Comment by mumblemumble
5 years ago
> Our systems are designed to audit commands like these to prevent mistakes like this, but a bug in that audit tool didn’t properly stop the command.
I'm so glad to see that they framed this in terms of a bug in a tool designed to prevent human error, rather than simply blaming it on human error.
> I'm so glad to see that they framed this in terms of a bug in a tool designed to prevent human error, rather than simply blaming it on human error.
Wouldn't human error reflect extremely poorly on the company though? I mean, for human error to be the root cause of this mega-outage, that would imply that the company's infrastructure and operational and security practices were so ineffective that a single person screwing up could inadvertently bring the whole company down.
A freak accident that requires all stars to be aligned to even be possible, on the other hand, does not cause a lot of concerns.
Organisations have a bad habit of using "human error" to blame systemic problems whose true root cause is inadequate leadership on individual low level employees. So, we're glad to see Facebook didn't try this shitty practice.
For a modern example, look for information on Symantec's "A tough day as leaders" in which they try to blame an incident that's clearly a result of at least incompetence by senior management on a single person who they've just fired. This is part of the sequence of events that leads to Symantec no longer being a trusted root CA. You won't find that actual post by Symantec because (of course) once they realised it wasn't doing what they wanted they deleted it, but you can find copies and references to it.
For much older examples, look at the early history of the railway in most of the world. Train crashes, blame the (often dead in the crash and thus unable to defend themselves) train driver, hint that they may have been drunk and were certainly incompetent. Owners carry on profiting from unsafe railway and needn't spend any money making it safer.
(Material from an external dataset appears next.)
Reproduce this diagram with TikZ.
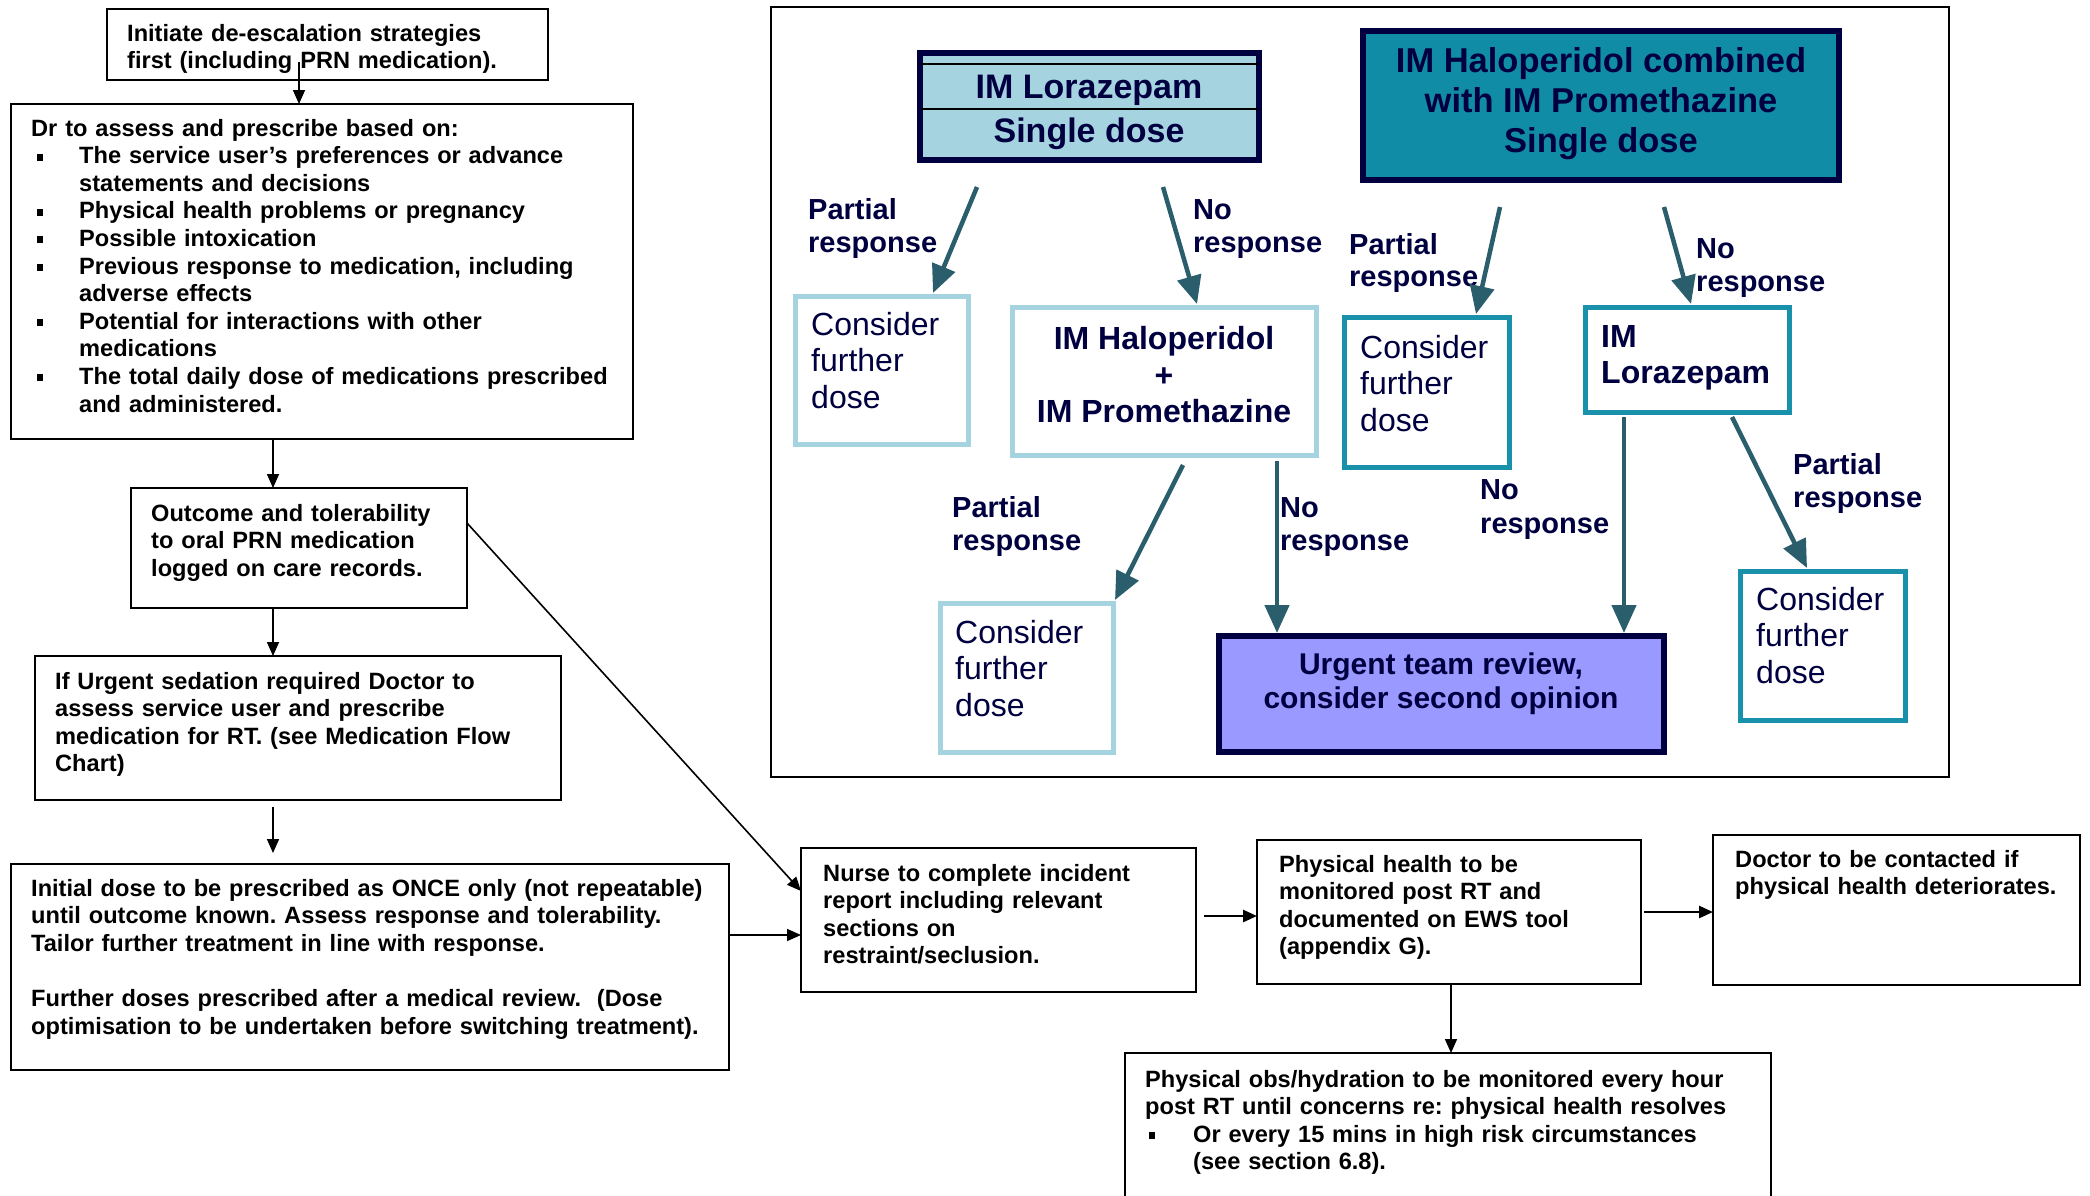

Boeing's initial response to the 737MAX crashes comes to mind as well.
3 replies →
So, not human error, but inadequate leadership, which is also a human error.
In other words, not human error but human error.
1 reply →
I mean, sure? mumblemumble is still right though. If you're looking for a cynical reason for everything FB related, then, sure, it's true that a human error looks bad.
Human error is a cop-out excuse anyway, since it's not something you can fix going forward. Humans err, and if a mistake was made once it could easily be made again.
To err is human. To really fsk things up you need a computer
To err requires a computer. To really fsk things up requires automation.
The buggy audit tool was probably made by a human too, though.
But reviewed by other humans. At some count, a collective human error becomes a system error.
There actually is a really good tool for auditing such systems.
https://learntla.com/introduction/
I discovered it here on HN just recently, in a comment on a new tool in the same problem space.
System complexity is just a way to avoid blaming individual humans when an error occurs.
- Me, 2021
It's humans all the way down!
something something soylent green
Of course the system was built by humans, but we are discussing the proximate cause of the outage.
"hey let's try this github copilot thingy to write an audit tool"
No they used GitHub Copilot
I wouldn't be surprised if that tool was a shell script with a mistyped conditional somewhere, I really dislike shell scripting.
As opposed to what? Sixteen pages of boilerplate Java/Python?
I wouldn't conflate Java and Python in the boilerplate camp. Python can be very boilerplate-y, but it tends to only happen in the hands of Java developers.
That said, even clean, idiomatic Python isn't as terse as sh. It also isn't as terse as perl. Many would argue that's a good thing. The optimum point for readability isn't found at either of the extremes. Not entirely unlike how the most readable way of writing English is neither shorthand nor blackletter.